Yeah i've read that C# has larger overheads that make it slower. So the code you made in C worked well? I could use a parallel port and go straight to the ps2. What program specifically did you use?

The problem with C# is that crossing the managed-unmanaged boundary (as you would when calling a C library to access the parallel port) incurs a performance penalty. I didn't use any specific programs (unless you count Visual C++ and Visual C#), but the program I wrote can be downloaded here.

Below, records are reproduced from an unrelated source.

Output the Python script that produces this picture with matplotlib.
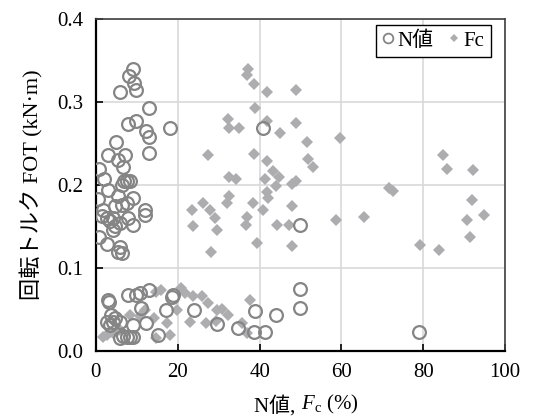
import matplotlib
matplotlib.use("Agg")
import matplotlib.pyplot as plt
from matplotlib.lines import Line2D

plt.rcParams["font.family"] = ["Liberation Serif", "Noto Sans CJK JP"]
plt.rcParams["mathtext.fontset"] = "custom"
plt.rcParams["mathtext.rm"] = "Liberation Serif"
plt.rcParams["mathtext.it"] = "Liberation Serif:italic"

# N値 (circles)
n_x = [9.1, 8.2, 9.4, 6.0, 9.9, 13.0, 7.9, 9.9, 12.2, 13.0, 18.1, 13.0, 4.9, 3.0,
       7.1, 5.5, 6.7, 0.7, 2.0, 3.0, 0.6, 6.8, 7.5, 8.3, 6.3, 5.5, 9.1, 7.5, 4.6,
       6.3, 1.8, 1.4, 2.6, 4.2, 5.9, 7.9, 9.1, 11.9, 11.9, 4.6, 0.8, 2.6, 5.9, 5.5,
       6.3, 3.4, 4.2, 49.8, 40.9,
       3.0, 3.2, 7.9, 9.9, 10.7, 13.0, 18.9, 18.7, 49.8, 49.8, 11.1, 17.1, 23.9,
       38.8, 44.1, 3.8, 4.6, 2.6, 4.2, 5.9, 9.1, 12.2, 29.6, 34.8, 38.6, 41.3,
       79.0, 15.2, 5.9, 7.5, 9.1, 6.7, 8.3, 3.4]
n_y = [0.340, 0.331, 0.323, 0.312, 0.314, 0.293, 0.273, 0.277, 0.265, 0.257, 0.269,
       0.238, 0.252, 0.236, 0.236, 0.230, 0.222, 0.219, 0.207, 0.194, 0.183, 0.205,
       0.205, 0.204, 0.200, 0.186, 0.184, 0.178, 0.174, 0.176, 0.170, 0.162, 0.160,
       0.160, 0.154, 0.160, 0.152, 0.170, 0.164, 0.150, 0.137, 0.129, 0.125, 0.119,
       0.118, 0.156, 0.146, 0.152, 0.269,
       0.061, 0.059, 0.067, 0.067, 0.069, 0.073, 0.067, 0.065, 0.074, 0.051, 0.051,
       0.049, 0.049, 0.048, 0.043, 0.043, 0.039, 0.035, 0.035, 0.034, 0.031, 0.033,
       0.032, 0.027, 0.022, 0.022, 0.022, 0.019, 0.015, 0.017, 0.017, 0.018, 0.016,
       0.031]

# Fc (diamonds)
fc_x = [37.2, 37.0, 38.6, 41.9, 49.0, 38.8, 32.3, 32.6, 35.0, 41.7, 45.0, 48.9,
        59.6, 51.6, 51.8, 53.1, 27.4, 38.6, 41.7, 43.2, 44.8, 32.6, 34.2, 41.3,
        41.7, 42.1, 43.9, 48.0, 49.0, 32.6, 32.1, 26.1, 23.4, 27.9, 38.4, 40.9,
        47.8, 71.7, 72.6, 84.9, 85.7, 92.2, 92.0, 94.8, 90.6, 91.4, 83.9, 79.2,
        58.6, 65.5, 29.1, 29.5, 23.8, 37.0, 36.6, 44.3, 47.1, 47.8, 39.4, 28.1,
        20.9, 21.8, 14.8, 23.8, 19.7, 22.9, 27.4, 30.9, 32.3, 37.6, 29.5, 27.0,
        29.3, 35.8, 36.8, 17.3, 18.1, 14.1, 11.9, 10.7, 8.3, 2.6, 1.8, 4.2, 5.9,
        14.8, 15.8, 25.8, 3.4]
fc_y = [0.340, 0.332, 0.322, 0.312, 0.314, 0.293, 0.279, 0.269, 0.269, 0.277,
        0.263, 0.274, 0.256, 0.252, 0.231, 0.221, 0.236, 0.237, 0.229, 0.217,
        0.209, 0.209, 0.207, 0.207, 0.191, 0.184, 0.199, 0.201, 0.204, 0.186,
        0.178, 0.178, 0.170, 0.170, 0.178, 0.170, 0.174, 0.196, 0.193, 0.236,
        0.219, 0.218, 0.182, 0.164, 0.157, 0.137, 0.121, 0.127, 0.158, 0.161,
        0.160, 0.146, 0.150, 0.161, 0.152, 0.152, 0.151, 0.126, 0.130, 0.119,
        0.075, 0.069, 0.071, 0.066, 0.049, 0.034, 0.058, 0.050, 0.043, 0.061,
        0.049, 0.033, 0.036, 0.033, 0.021, 0.033, 0.019, 0.039, 0.049, 0.042,
        0.043, 0.019, 0.017, 0.021, 0.025, 0.015, 0.073, 0.066, 0.023]

fig = plt.figure(figsize=(5.42, 4.19), dpi=100)
ax = fig.add_axes([0.177, 0.163, 0.755, 0.792])

ax.plot(fc_x, fc_y, linestyle="none", marker="D", markersize=6,
        color="#adadb0", markeredgewidth=0, label="Fc", zorder=3)
ax.plot(n_x, n_y, linestyle="none", marker="o", markersize=9.2,
        markerfacecolor="none", markeredgecolor="#858585", markeredgewidth=1.6,
        label="N値", zorder=4)

ax.set_xlim(0, 100)
ax.set_ylim(0, 0.4)
ax.set_xticks([0, 20, 40, 60, 80, 100])
ax.set_yticks([0.0, 0.1, 0.2, 0.3, 0.4])
ax.set_yticklabels(["0.0", "0.1", "0.2", "0.3", "0.4"])
ax.grid(True, color="#d9d9d9", linewidth=1.2, zorder=0)
ax.set_axisbelow(True)
ax.tick_params(direction="in", length=5, labelsize=15, width=1.2)
ax.tick_params(axis="x", pad=9)
ax.tick_params(axis="y", pad=9)
for s in ["left", "bottom"]:
    ax.spines[s].set_linewidth(1.6)
    ax.spines[s].set_color("black")
for s in ["top", "right"]:
    ax.spines[s].set_linewidth(1.2)
    ax.spines[s].set_color("#404040")

# x軸ラベル: 漢字部分と斜体 F_c を分けて描く
t1 = ax.text(0.5, -0.135, "N値, ", transform=ax.transAxes, fontsize=15,
             ha="right", va="top")
ax.annotate("$F$$_\\mathrm{c}$ (%)", xy=(1, 0), xycoords=t1, fontsize=15,
            ha="left", va="bottom")
ax.set_ylabel("回転トルク FOT (kN·m)", fontsize=16, labelpad=10)

h = [Line2D([], [], linestyle="none", marker="o", markersize=7, markerfacecolor="none",
            markeredgecolor="#858585", markeredgewidth=1.3),
     Line2D([], [], linestyle="none", marker="D", markersize=4.5, color="#adadb0",
            markeredgewidth=0)]
leg = ax.legend(h, ["N値", "Fc"], loc="upper right", ncol=2, fontsize=15,
                fancybox=False, framealpha=1, edgecolor="black",
                handlelength=0.6, handletextpad=0.15, columnspacing=0.7,
                borderpad=0.3, borderaxespad=0, bbox_to_anchor=(0.965, 0.982))
leg.get_frame().set_linewidth(1.0)

plt.savefig("out.png", dpi=100)
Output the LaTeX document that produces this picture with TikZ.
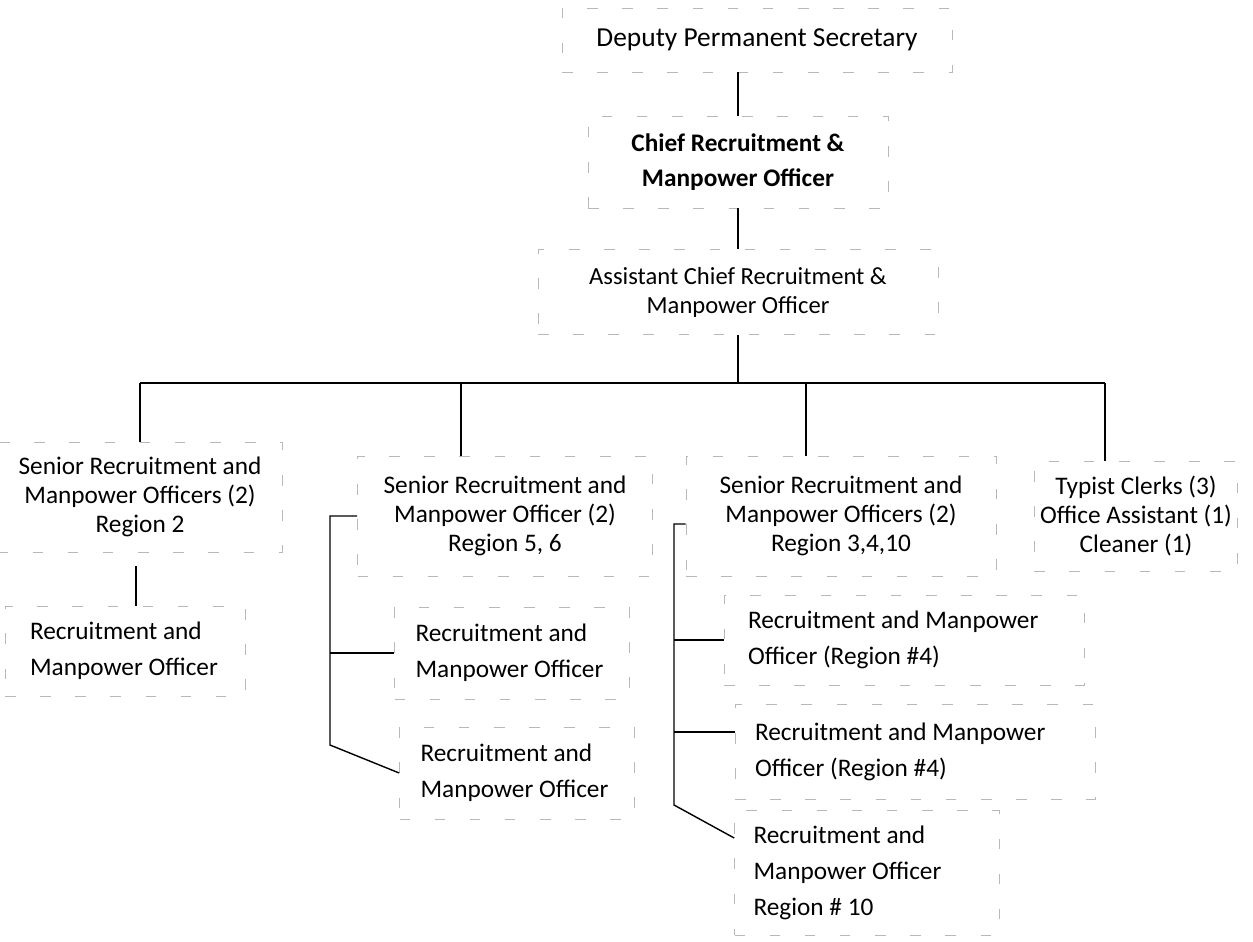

If you have a PS2 controller you can sacrifice then alband's suggestion sounds like the least amount of work.

 

[Mahhari]

haha I thought about sacrificing a ps2 controller, but if I take the easy way, how is a boy to learn and grow up to be great guru microcontroller users like yourselves! =D

 

[MartinM57]

Depends if you want to enjoy(or battle your way through) the journey or just get to the destination. Simplicity over complexity every time for me - although complexity is needed sometimes unfortunately...

 

[hippy]

Sometimes taking the easy path is evidence of 'guru' status, realising that a battle is sometimes not worth being fought when there are viable easier options

Interfacing to high-speed buses where one has to meet the timing of that bus is often no mean feat and can test even the most skilled of software engineers. It may dictate a particular choice of solution which isn't prefered or easy to use and attempts to use other solutions can be frustrating and a battle against what those solutions are designed for.

That journey can be a long, hard slog, and for the most part you will be on your own, venturing into areas no one else has gone before. Ultimately it may be that the knowldge gained is 'cannot be done', 'does not work', 'will not be reliable', and while that is useful knowledge in itself, other paths can lead to 'this works' knowledge which could be considered more useful for effort and time invested. Only you can decide which path you want to go down.